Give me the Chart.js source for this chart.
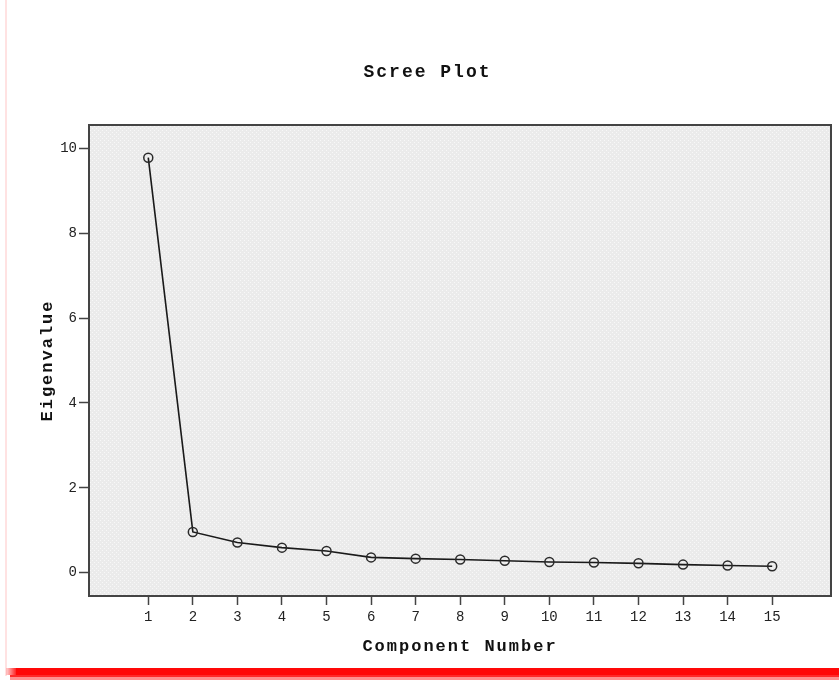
<!DOCTYPE html>
<html>
<head>
<meta charset="utf-8">
<title>Scree Plot</title>
<script src="https://cdn.jsdelivr.net/npm/chart.js@4"></script>
<style>
    html, body { margin: 0; padding: 0; background: #fff; }
    #screeChart { display: block; }
</style>
</head>
<body>
<canvas id="screeChart" width="839" height="680"></canvas>
<script>
// Scree plot data
const components = [1, 2, 3, 4, 5, 6, 7, 8, 9, 10, 11, 12, 13, 14, 15];
const eigenvalues = [9.78, 0.96, 0.71, 0.59, 0.51, 0.36, 0.33, 0.31, 0.28, 0.25, 0.24, 0.22, 0.19, 0.17, 0.15];
const yTicks = [0, 2, 4, 6, 8, 10];
const xTicks = components;

const monoFont = "'Liberation Mono', 'Courier New', monospace";

// dotted grey fill used by the plot area
function makeDotPattern(ctx) {
    const p = document.createElement('canvas');
    p.width = 4;
    p.height = 4;
    const pc = p.getContext('2d');
    pc.fillStyle = '#ebebeb';
    pc.fillRect(0, 0, 4, 4);
    pc.fillStyle = '#f8f8f8';
    pc.fillRect(0, 0, 1, 1);
    pc.fillRect(2, 2, 1, 1);
    return ctx.createPattern(p, 'repeat');
}

// wraps a draw function so its text is spaced out a little, like the original bitmap font
function spaced(obj, name, spacing) {
    if (!obj || obj['_spaced_' + name]) return;
    const orig = obj[name];
    obj[name] = function() {
        const ctx = this.ctx;
        ctx.save();
        ctx.letterSpacing = spacing;
        orig.apply(this, arguments);
        ctx.restore();
    };
    obj['_spaced_' + name] = true;
}

const framePlugin = {
    id: 'frame',
    afterLayout(chart) {
        spaced(chart.titleBlock, 'draw', '2px');
        spaced(chart.scales.x, 'drawTitle', '2px');
        spaced(chart.scales.y, 'drawTitle', '2px');
    },
    beforeDraw(chart) {
        const ctx = chart.ctx;
        const a = chart.chartArea;
        ctx.save();
        ctx.fillStyle = '#ffffff';
        ctx.fillRect(0, 0, chart.width, chart.height);
        // faint pink page edge on the left
        ctx.fillStyle = '#ffe2e2';
        ctx.fillRect(5, 0, 2, 676);
        // plot background
        ctx.fillStyle = makeDotPattern(ctx);
        ctx.fillRect(a.left, a.top, a.right - a.left, a.bottom - a.top);
        ctx.restore();
    },
    beforeDatasetsDraw(chart) {
        const ctx = chart.ctx;
        const a = chart.chartArea;
        ctx.save();
        ctx.strokeStyle = '#444444';
        ctx.lineWidth = 2;
        ctx.strokeRect(a.left, a.top, a.right - a.left, a.bottom - a.top);
        ctx.restore();
    },
    afterDraw(chart) {
        // red band along the bottom of the page
        const ctx = chart.ctx;
        ctx.save();
        const fade = ctx.createLinearGradient(6, 0, 18, 0);
        fade.addColorStop(0, 'rgba(255,0,0,0.15)');
        fade.addColorStop(1, 'rgba(255,0,0,1)');
        ctx.fillStyle = '#ff0808';
        ctx.fillRect(16, 668, chart.width - 16, 7);
        ctx.fillStyle = fade;
        ctx.fillRect(6, 668, 10, 7);
        ctx.fillStyle = '#ff2a2a';
        ctx.fillRect(10, 675, chart.width - 10, 2);
        ctx.fillStyle = '#ff9090';
        ctx.fillRect(10, 677, chart.width - 10, 3);
        ctx.restore();
    }
};

const ctx = document.getElementById('screeChart').getContext('2d');

new Chart(ctx, {
    type: 'line',
    data: {
        datasets: [{
            label: 'Eigenvalue',
            data: components.map((c, i) => ({ x: c, y: eigenvalues[i] })),
            borderColor: '#1a1a1a',
            borderWidth: 1.6,
            tension: 0,
            fill: false,
            pointRadius: 4.5,
            pointBorderWidth: 1.5,
            pointBorderColor: '#2a2a2a',
            pointBackgroundColor: 'rgba(0,0,0,0)'
        }]
    },
    options: {
        responsive: false,
        animation: false,
        events: [],
        layout: {
            padding: { left: 24, right: 8, top: 0, bottom: 0 }
        },
        plugins: {
            legend: { display: false },
            tooltip: { enabled: false },
            title: {
                display: true,
                text: 'Scree Plot',
                color: '#111',
                font: { family: monoFont, size: 18, weight: 'bold', lineHeight: 1.2 },
                padding: { top: 62, bottom: 41.4 }
            }
        },
        scales: {
            x: {
                type: 'linear',
                min: -0.33,
                max: 16.32,
                afterBuildTicks(axis) {
                    axis.ticks = xTicks.map(v => ({ value: v }));
                },
                afterFit(axis) {
                    axis.height = 84;
                },
                border: { display: false },
                grid: {
                    drawOnChartArea: false,
                    drawTicks: true,
                    tickLength: 9,
                    tickWidth: 1.5,
                    tickColor: '#444'
                },
                ticks: {
                    color: '#222',
                    padding: 4,
                    maxRotation: 0,
                    font: { family: monoFont, size: 14 }
                },
                title: {
                    display: true,
                    text: 'Component Number',
                    color: '#111',
                    font: { family: monoFont, size: 17, weight: 'bold', lineHeight: 1.2 },
                    padding: { top: 0, bottom: 22.8 }
                }
            },
            y: {
                type: 'linear',
                min: -0.55,
                max: 10.55,
                afterBuildTicks(axis) {
                    axis.ticks = yTicks.map(v => ({ value: v }));
                },
                afterFit(axis) {
                    axis.width = 65;
                },
                border: { display: false },
                grid: {
                    drawOnChartArea: false,
                    drawTicks: true,
                    tickLength: 10,
                    tickWidth: 1.5,
                    tickColor: '#444'
                },
                ticks: {
                    color: '#222',
                    padding: 2,
                    font: { family: monoFont, size: 14 }
                },
                title: {
                    display: true,
                    text: 'Eigenvalue',
                    color: '#111',
                    font: { family: monoFont, size: 17, weight: 'bold', lineHeight: 1.2 },
                    padding: { top: 13.8, bottom: 0 }
                }
            }
        }
    },
    plugins: [framePlugin]
});
</script>
</body>
</html>
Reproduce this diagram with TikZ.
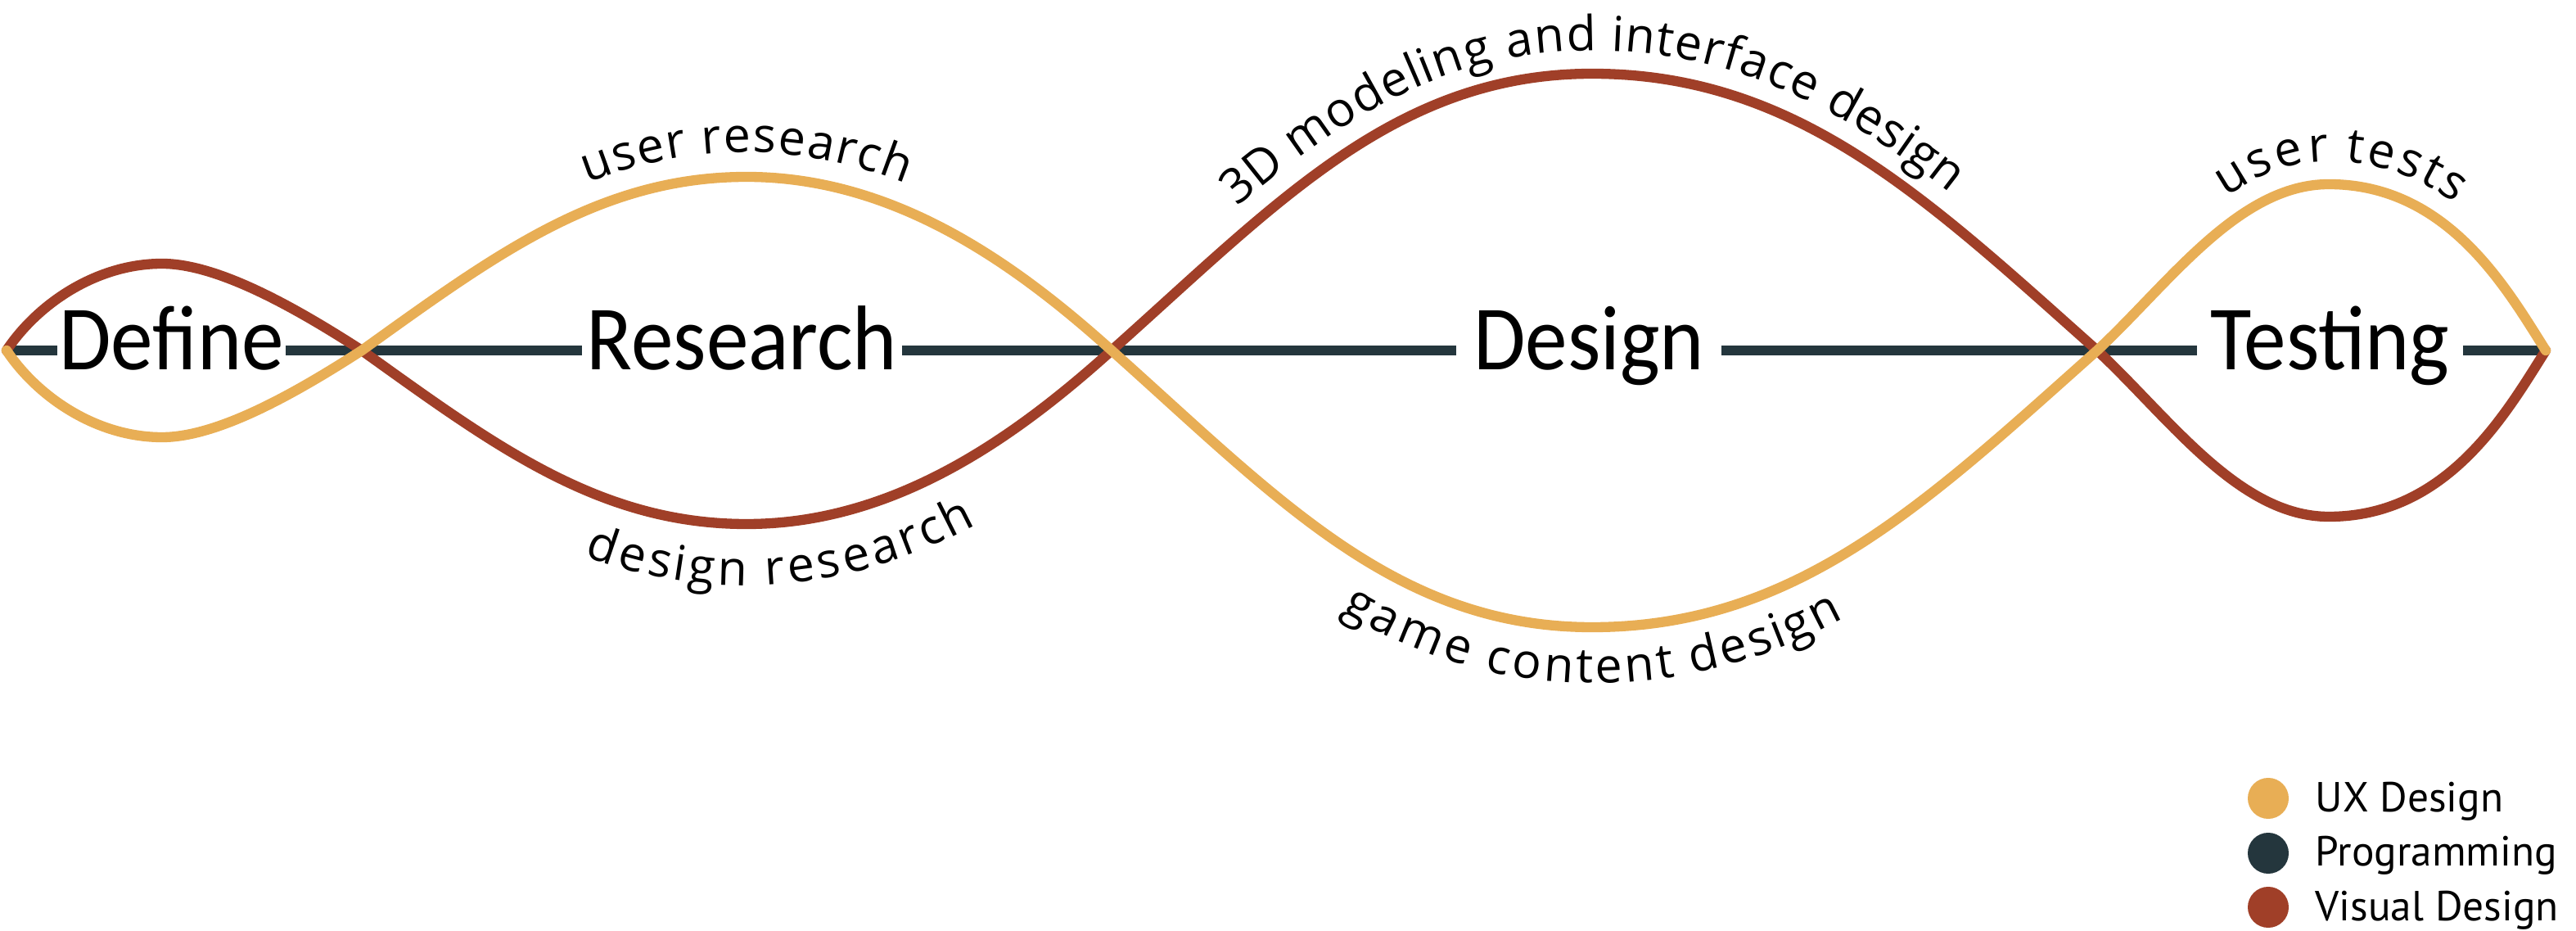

┄┄┄┄┄┄┄┄┄┄

* Exercise aim: Restate each entry word for word, leaving out any pictures.

* The reply:
Give me the Chart.js source for this chart.
<!DOCTYPE html>
<html>
<head>
<meta charset="utf-8">
<title>Scree Plot</title>
<script src="https://cdn.jsdelivr.net/npm/chart.js@4"></script>
<style>
    html, body { margin: 0; padding: 0; background: #fff; }
    #screeChart { display: block; }
</style>
</head>
<body>
<canvas id="screeChart" width="839" height="680"></canvas>
<script>
// Scree plot data
const components = [1, 2, 3, 4, 5, 6, 7, 8, 9, 10, 11, 12, 13, 14, 15];
const eigenvalues = [9.78, 0.96, 0.71, 0.59, 0.51, 0.36, 0.33, 0.31, 0.28, 0.25, 0.24, 0.22, 0.19, 0.17, 0.15];
const yTicks = [0, 2, 4, 6, 8, 10];
const xTicks = components;

const monoFont = "'Liberation Mono', 'Courier New', monospace";

// dotted grey fill used by the plot area
function makeDotPattern(ctx) {
    const p = document.createElement('canvas');
    p.width = 4;
    p.height = 4;
    const pc = p.getContext('2d');
    pc.fillStyle = '#ebebeb';
    pc.fillRect(0, 0, 4, 4);
    pc.fillStyle = '#f8f8f8';
    pc.fillRect(0, 0, 1, 1);
    pc.fillRect(2, 2, 1, 1);
    return ctx.createPattern(p, 'repeat');
}

// wraps a draw function so its text is spaced out a little, like the original bitmap font
function spaced(obj, name, spacing) {
    if (!obj || obj['_spaced_' + name]) return;
    const orig = obj[name];
    obj[name] = function() {
        const ctx = this.ctx;
        ctx.save();
        ctx.letterSpacing = spacing;
        orig.apply(this, arguments);
        ctx.restore();
    };
    obj['_spaced_' + name] = true;
}

const framePlugin = {
    id: 'frame',
    afterLayout(chart) {
        spaced(chart.titleBlock, 'draw', '2px');
        spaced(chart.scales.x, 'drawTitle', '2px');
        spaced(chart.scales.y, 'drawTitle', '2px');
    },
    beforeDraw(chart) {
        const ctx = chart.ctx;
        const a = chart.chartArea;
        ctx.save();
        ctx.fillStyle = '#ffffff';
        ctx.fillRect(0, 0, chart.width, chart.height);
        // faint pink page edge on the left
        ctx.fillStyle = '#ffe2e2';
        ctx.fillRect(5, 0, 2, 676);
        // plot background
        ctx.fillStyle = makeDotPattern(ctx);
        ctx.fillRect(a.left, a.top, a.right - a.left, a.bottom - a.top);
        ctx.restore();
    },
    beforeDatasetsDraw(chart) {
        const ctx = chart.ctx;
        const a = chart.chartArea;
        ctx.save();
        ctx.strokeStyle = '#444444';
        ctx.lineWidth = 2;
        ctx.strokeRect(a.left, a.top, a.right - a.left, a.bottom - a.top);
        ctx.restore();
    },
    afterDraw(chart) {
        // red band along the bottom of the page
        const ctx = chart.ctx;
        ctx.save();
        const fade = ctx.createLinearGradient(6, 0, 18, 0);
        fade.addColorStop(0, 'rgba(255,0,0,0.15)');
        fade.addColorStop(1, 'rgba(255,0,0,1)');
        ctx.fillStyle = '#ff0808';
        ctx.fillRect(16, 668, chart.width - 16, 7);
        ctx.fillStyle = fade;
        ctx.fillRect(6, 668, 10, 7);
        ctx.fillStyle = '#ff2a2a';
        ctx.fillRect(10, 675, chart.width - 10, 2);
        ctx.fillStyle = '#ff9090';
        ctx.fillRect(10, 677, chart.width - 10, 3);
        ctx.restore();
    }
};

const ctx = document.getElementById('screeChart').getContext('2d');

new Chart(ctx, {
    type: 'line',
    data: {
        datasets: [{
            label: 'Eigenvalue',
            data: components.map((c, i) => ({ x: c, y: eigenvalues[i] })),
            borderColor: '#1a1a1a',
            borderWidth: 1.6,
            tension: 0,
            fill: false,
            pointRadius: 4.5,
            pointBorderWidth: 1.5,
            pointBorderColor: '#2a2a2a',
            pointBackgroundColor: 'rgba(0,0,0,0)'
        }]
    },
    options: {
        responsive: false,
        animation: false,
        events: [],
        layout: {
            padding: { left: 24, right: 8, top: 0, bottom: 0 }
        },
        plugins: {
            legend: { display: false },
            tooltip: { enabled: false },
            title: {
                display: true,
                text: 'Scree Plot',
                color: '#111',
                font: { family: monoFont, size: 18, weight: 'bold', lineHeight: 1.2 },
                padding: { top: 62, bottom: 41.4 }
            }
        },
        scales: {
            x: {
                type: 'linear',
                min: -0.33,
                max: 16.32,
                afterBuildTicks(axis) {
                    axis.ticks = xTicks.map(v => ({ value: v }));
                },
                afterFit(axis) {
                    axis.height = 84;
                },
                border: { display: false },
                grid: {
                    drawOnChartArea: false,
                    drawTicks: true,
                    tickLength: 9,
                    tickWidth: 1.5,
                    tickColor: '#444'
                },
                ticks: {
                    color: '#222',
                    padding: 4,
                    maxRotation: 0,
                    font: { family: monoFont, size: 14 }
                },
                title: {
                    display: true,
                    text: 'Component Number',
                    color: '#111',
                    font: { family: monoFont, size: 17, weight: 'bold', lineHeight: 1.2 },
                    padding: { top: 0, bottom: 22.8 }
                }
            },
            y: {
                type: 'linear',
                min: -0.55,
                max: 10.55,
                afterBuildTicks(axis) {
                    axis.ticks = yTicks.map(v => ({ value: v }));
                },
                afterFit(axis) {
                    axis.width = 65;
                },
                border: { display: false },
                grid: {
                    drawOnChartArea: false,
                    drawTicks: true,
                    tickLength: 10,
                    tickWidth: 1.5,
                    tickColor: '#444'
                },
                ticks: {
                    color: '#222',
                    padding: 2,
                    font: { family: monoFont, size: 14 }
                },
                title: {
                    display: true,
                    text: 'Eigenvalue',
                    color: '#111',
                    font: { family: monoFont, size: 17, weight: 'bold', lineHeight: 1.2 },
                    padding: { top: 13.8, bottom: 0 }
                }
            }
        }
    },
    plugins: [framePlugin]
});
</script>
</body>
</html>
Reproduce this diagram with TikZ.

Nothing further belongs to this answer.